HONOLULU (HawaiiNewsNow) - Honolulu Mayor Kirk Caldwell and the city prosecutor are in discussions over the future of a $5.5 million shelter for abuse victims that's been barely used since it opened in 2016, advocates say, because its tenants must follow strict rules that are impractical to impossible.
Caldwell wants the 20-room Makiki facility, which costs about $400,000 a year to operate, to be converted into a homeless shelter and he says it wouldn't require much work or approval.
"We have an asset," he said. "The Family Justice Center is just not being filled as we hoped it would have been and so that is the perfect place to house some of our homeless folks who really need it."
City Prosecutor Keith Kaneshiro opened the Family Justice Center in November 2016, describing it as a one-stop shop for victims and a place where they can get services and a secure place to live.
But advocates criticized him for making those benefits conditional. In order to stay at shelter, victims have to be willing to testify against their abusers. They also aren't allowed to leave without an escort and the center is only open to single women.
"The city could make an enormous difference by modifying the design of the program so that it's not so much like a prison," said Nanci Kreidman, of the Domestic Violence Action Center.
She said her organization has referred victims there, but many refused to stay.
"They can't come and go as they please. They can't be in communication with people in their social network and all of that is to extract their cooperation," she said, adding that it can take months before the victim testifies and that means long stretches isolated from others.
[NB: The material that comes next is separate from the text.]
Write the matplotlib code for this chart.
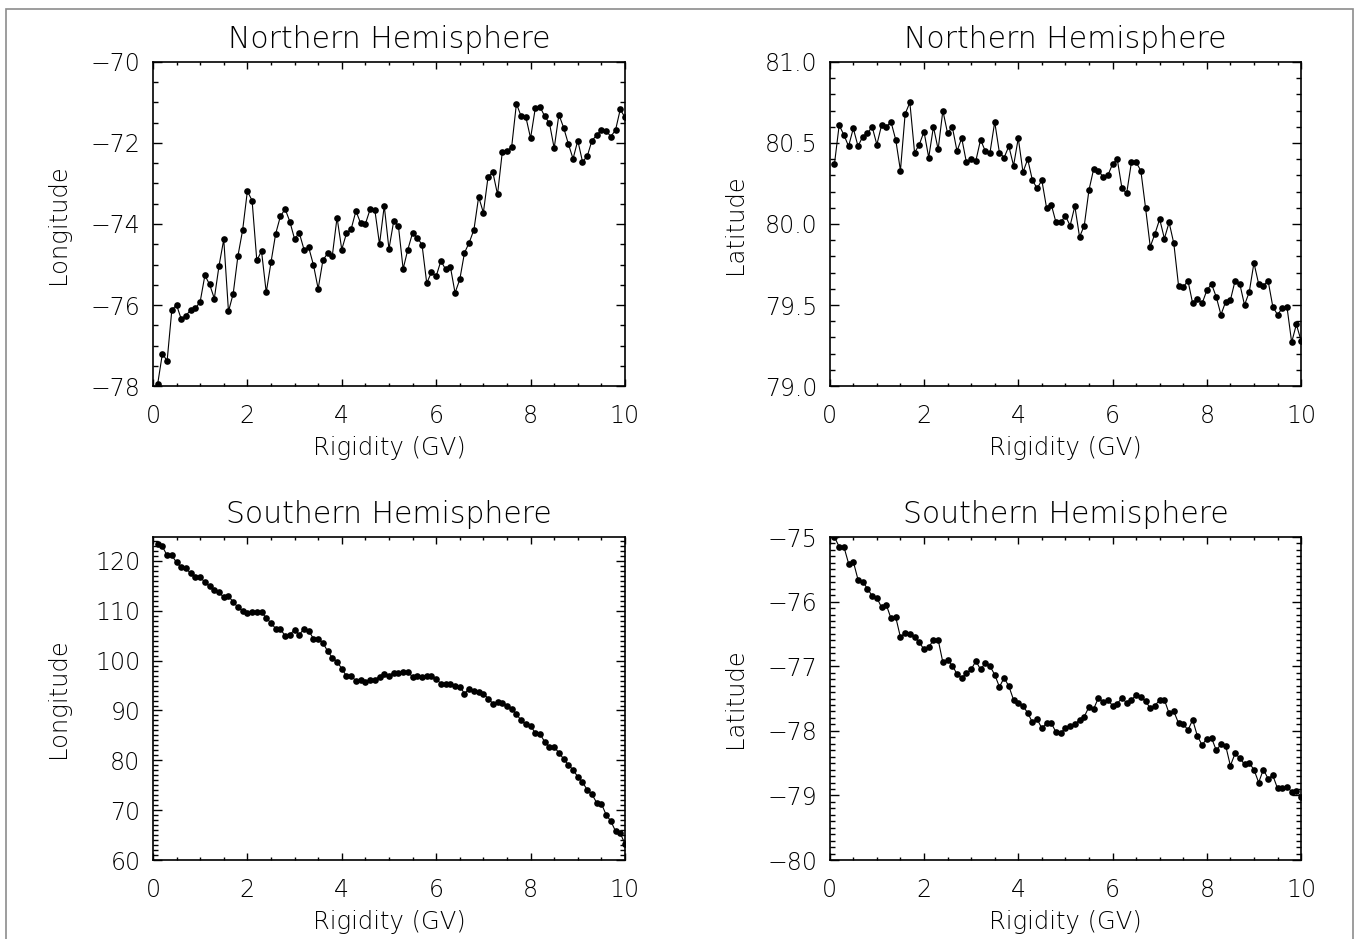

The shelter's requirements contributed to Kaneshiro changing the name of the facility in 2017 to the Prosecutor's Safe House. The founders of the Family Justice Center concept say a shelter run by law enforcement does not serve victims but bullies them into testifying.
Currently, there are three people staying at the site, according to the Honolulu Prosecutor's Office.
In all of 2017, only 13 people sought help there, leaving most of the rooms empty.
The converted apartment building is also a focal point for the federal government, which is investigating Kaneshiro's office over the project.
Multiple witnesses connected to the center have been summoned to testify before a federal grand jury about questionable practices with the purchase and renovation of the building.
Advocates say there is a need for victims of human trafficking and assault and hope city leaders will find a way to balance the various needs.
"There are a lot of homeless survivors of domestic violence," Kreidman said.
Caldwell said that is a possibility.
"We're working with the prosecutor's office to put in folks we think would be suitable, who are right now on our streets and are homeless," he said. "It could be women, it could be those with families perhaps or children but we're looking at it. We really need to fill this site. It a shame, a real shame and a loss to the community with those units sitting empty for over a year."